◆ Directions for this task
Reproduce the complete listing without any deviation.

◆ Available data
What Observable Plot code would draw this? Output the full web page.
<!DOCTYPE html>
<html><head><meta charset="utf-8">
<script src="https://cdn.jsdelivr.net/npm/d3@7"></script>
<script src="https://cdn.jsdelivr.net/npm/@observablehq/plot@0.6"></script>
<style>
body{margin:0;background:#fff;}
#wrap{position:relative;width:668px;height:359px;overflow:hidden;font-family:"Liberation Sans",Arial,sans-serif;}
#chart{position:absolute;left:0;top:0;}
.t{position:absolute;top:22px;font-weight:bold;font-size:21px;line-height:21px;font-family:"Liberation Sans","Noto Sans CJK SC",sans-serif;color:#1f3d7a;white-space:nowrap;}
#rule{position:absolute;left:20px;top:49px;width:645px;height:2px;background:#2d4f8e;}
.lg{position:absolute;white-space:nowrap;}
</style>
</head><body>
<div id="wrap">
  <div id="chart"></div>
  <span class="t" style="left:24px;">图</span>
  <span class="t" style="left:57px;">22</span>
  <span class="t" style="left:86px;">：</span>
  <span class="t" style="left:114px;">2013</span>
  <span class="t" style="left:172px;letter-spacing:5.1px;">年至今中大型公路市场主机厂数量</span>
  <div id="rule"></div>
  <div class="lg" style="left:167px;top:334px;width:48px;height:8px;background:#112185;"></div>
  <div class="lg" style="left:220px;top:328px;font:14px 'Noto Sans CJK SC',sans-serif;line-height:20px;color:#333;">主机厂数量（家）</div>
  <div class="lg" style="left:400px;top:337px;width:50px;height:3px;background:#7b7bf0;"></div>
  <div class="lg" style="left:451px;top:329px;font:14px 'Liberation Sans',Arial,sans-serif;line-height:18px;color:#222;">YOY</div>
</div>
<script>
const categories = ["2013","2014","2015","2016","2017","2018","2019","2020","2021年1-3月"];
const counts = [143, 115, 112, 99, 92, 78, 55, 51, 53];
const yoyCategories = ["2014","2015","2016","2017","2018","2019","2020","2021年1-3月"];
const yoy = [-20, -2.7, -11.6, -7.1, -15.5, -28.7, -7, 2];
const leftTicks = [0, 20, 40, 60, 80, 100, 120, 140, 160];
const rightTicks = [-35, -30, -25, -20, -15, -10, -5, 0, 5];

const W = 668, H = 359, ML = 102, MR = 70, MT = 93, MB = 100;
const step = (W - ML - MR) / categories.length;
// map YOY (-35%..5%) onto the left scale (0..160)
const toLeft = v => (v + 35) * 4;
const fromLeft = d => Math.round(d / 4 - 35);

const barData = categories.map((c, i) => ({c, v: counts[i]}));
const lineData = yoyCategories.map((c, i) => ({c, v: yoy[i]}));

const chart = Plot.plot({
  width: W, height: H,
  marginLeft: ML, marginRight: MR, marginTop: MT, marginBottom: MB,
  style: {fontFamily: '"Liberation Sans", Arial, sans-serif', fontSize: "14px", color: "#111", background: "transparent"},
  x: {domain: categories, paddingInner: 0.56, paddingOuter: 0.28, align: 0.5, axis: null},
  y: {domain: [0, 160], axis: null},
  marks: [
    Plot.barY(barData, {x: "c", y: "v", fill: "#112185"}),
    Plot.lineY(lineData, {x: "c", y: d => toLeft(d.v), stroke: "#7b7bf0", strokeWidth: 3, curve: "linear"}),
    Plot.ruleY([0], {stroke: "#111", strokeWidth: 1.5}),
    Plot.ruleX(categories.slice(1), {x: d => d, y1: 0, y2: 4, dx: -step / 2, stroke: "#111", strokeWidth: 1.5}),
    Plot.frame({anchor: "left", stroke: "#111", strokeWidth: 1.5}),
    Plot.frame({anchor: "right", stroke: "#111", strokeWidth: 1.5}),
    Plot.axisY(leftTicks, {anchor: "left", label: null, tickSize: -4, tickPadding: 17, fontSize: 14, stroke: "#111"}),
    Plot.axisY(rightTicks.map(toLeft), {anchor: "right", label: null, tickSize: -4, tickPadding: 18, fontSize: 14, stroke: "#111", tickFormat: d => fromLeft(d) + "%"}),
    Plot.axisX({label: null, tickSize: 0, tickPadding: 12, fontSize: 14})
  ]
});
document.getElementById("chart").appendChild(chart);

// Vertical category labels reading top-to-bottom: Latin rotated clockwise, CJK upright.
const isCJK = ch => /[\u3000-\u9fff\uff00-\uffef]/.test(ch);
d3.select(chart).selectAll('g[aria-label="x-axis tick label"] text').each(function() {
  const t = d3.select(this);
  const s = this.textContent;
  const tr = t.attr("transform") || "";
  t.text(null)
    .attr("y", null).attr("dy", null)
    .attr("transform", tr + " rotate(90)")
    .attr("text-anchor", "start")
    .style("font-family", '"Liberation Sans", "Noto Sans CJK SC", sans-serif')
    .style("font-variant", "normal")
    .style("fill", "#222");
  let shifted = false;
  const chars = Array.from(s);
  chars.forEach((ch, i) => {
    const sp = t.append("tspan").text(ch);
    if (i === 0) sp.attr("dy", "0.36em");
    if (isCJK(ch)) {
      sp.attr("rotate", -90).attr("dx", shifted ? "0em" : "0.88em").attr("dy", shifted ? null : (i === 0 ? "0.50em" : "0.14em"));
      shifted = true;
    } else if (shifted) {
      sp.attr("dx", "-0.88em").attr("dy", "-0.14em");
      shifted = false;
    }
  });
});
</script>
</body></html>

◆ Response to the exercise
What Observable Plot code would draw this? Output the full web page.
<!DOCTYPE html>
<html><head><meta charset="utf-8">
<script src="https://cdn.jsdelivr.net/npm/d3@7"></script>
<script src="https://cdn.jsdelivr.net/npm/@observablehq/plot@0.6"></script>
<style>
body{margin:0;background:#fff;}
#wrap{position:relative;width:668px;height:359px;overflow:hidden;font-family:"Liberation Sans",Arial,sans-serif;}
#chart{position:absolute;left:0;top:0;}
.t{position:absolute;top:22px;font-weight:bold;font-size:21px;line-height:21px;font-family:"Liberation Sans","Noto Sans CJK SC",sans-serif;color:#1f3d7a;white-space:nowrap;}
#rule{position:absolute;left:20px;top:49px;width:645px;height:2px;background:#2d4f8e;}
.lg{position:absolute;white-space:nowrap;}
</style>
</head><body>
<div id="wrap">
  <div id="chart"></div>
  <span class="t" style="left:24px;">图</span>
  <span class="t" style="left:57px;">22</span>
  <span class="t" style="left:86px;">：</span>
  <span class="t" style="left:114px;">2013</span>
  <span class="t" style="left:172px;letter-spacing:5.1px;">年至今中大型公路市场主机厂数量</span>
  <div id="rule"></div>
  <div class="lg" style="left:167px;top:334px;width:48px;height:8px;background:#112185;"></div>
  <div class="lg" style="left:220px;top:328px;font:14px 'Noto Sans CJK SC',sans-serif;line-height:20px;color:#333;">主机厂数量（家）</div>
  <div class="lg" style="left:400px;top:337px;width:50px;height:3px;background:#7b7bf0;"></div>
  <div class="lg" style="left:451px;top:329px;font:14px 'Liberation Sans',Arial,sans-serif;line-height:18px;color:#222;">YOY</div>
</div>
<script>
const categories = ["2013","2014","2015","2016","2017","2018","2019","2020","2021年1-3月"];
const counts = [143, 115, 112, 99, 92, 78, 55, 51, 53];
const yoyCategories = ["2014","2015","2016","2017","2018","2019","2020","2021年1-3月"];
const yoy = [-20, -2.7, -11.6, -7.1, -15.5, -28.7, -7, 2];
const leftTicks = [0, 20, 40, 60, 80, 100, 120, 140, 160];
const rightTicks = [-35, -30, -25, -20, -15, -10, -5, 0, 5];

const W = 668, H = 359, ML = 102, MR = 70, MT = 93, MB = 100;
const step = (W - ML - MR) / categories.length;
// map YOY (-35%..5%) onto the left scale (0..160)
const toLeft = v => (v + 35) * 4;
const fromLeft = d => Math.round(d / 4 - 35);

const barData = categories.map((c, i) => ({c, v: counts[i]}));
const lineData = yoyCategories.map((c, i) => ({c, v: yoy[i]}));

const chart = Plot.plot({
  width: W, height: H,
  marginLeft: ML, marginRight: MR, marginTop: MT, marginBottom: MB,
  style: {fontFamily: '"Liberation Sans", Arial, sans-serif', fontSize: "14px", color: "#111", background: "transparent"},
  x: {domain: categories, paddingInner: 0.56, paddingOuter: 0.28, align: 0.5, axis: null},
  y: {domain: [0, 160], axis: null},
  marks: [
    Plot.barY(barData, {x: "c", y: "v", fill: "#112185"}),
    Plot.lineY(lineData, {x: "c", y: d => toLeft(d.v), stroke: "#7b7bf0", strokeWidth: 3, curve: "linear"}),
    Plot.ruleY([0], {stroke: "#111", strokeWidth: 1.5}),
    Plot.ruleX(categories.slice(1), {x: d => d, y1: 0, y2: 4, dx: -step / 2, stroke: "#111", strokeWidth: 1.5}),
    Plot.frame({anchor: "left", stroke: "#111", strokeWidth: 1.5}),
    Plot.frame({anchor: "right", stroke: "#111", strokeWidth: 1.5}),
    Plot.axisY(leftTicks, {anchor: "left", label: null, tickSize: -4, tickPadding: 17, fontSize: 14, stroke: "#111"}),
    Plot.axisY(rightTicks.map(toLeft), {anchor: "right", label: null, tickSize: -4, tickPadding: 18, fontSize: 14, stroke: "#111", tickFormat: d => fromLeft(d) + "%"}),
    Plot.axisX({label: null, tickSize: 0, tickPadding: 12, fontSize: 14})
  ]
});
document.getElementById("chart").appendChild(chart);

// Vertical category labels reading top-to-bottom: Latin rotated clockwise, CJK upright.
const isCJK = ch => /[\u3000-\u9fff\uff00-\uffef]/.test(ch);
d3.select(chart).selectAll('g[aria-label="x-axis tick label"] text').each(function() {
  const t = d3.select(this);
  const s = this.textContent;
  const tr = t.attr("transform") || "";
  t.text(null)
    .attr("y", null).attr("dy", null)
    .attr("transform", tr + " rotate(90)")
    .attr("text-anchor", "start")
    .style("font-family", '"Liberation Sans", "Noto Sans CJK SC", sans-serif')
    .style("font-variant", "normal")
    .style("fill", "#222");
  let shifted = false;
  const chars = Array.from(s);
  chars.forEach((ch, i) => {
    const sp = t.append("tspan").text(ch);
    if (i === 0) sp.attr("dy", "0.36em");
    if (isCJK(ch)) {
      sp.attr("rotate", -90).attr("dx", shifted ? "0em" : "0.88em").attr("dy", shifted ? null : (i === 0 ? "0.50em" : "0.14em"));
      shifted = true;
    } else if (shifted) {
      sp.attr("dx", "-0.88em").attr("dy", "-0.14em");
      shifted = false;
    }
  });
});
</script>
</body></html>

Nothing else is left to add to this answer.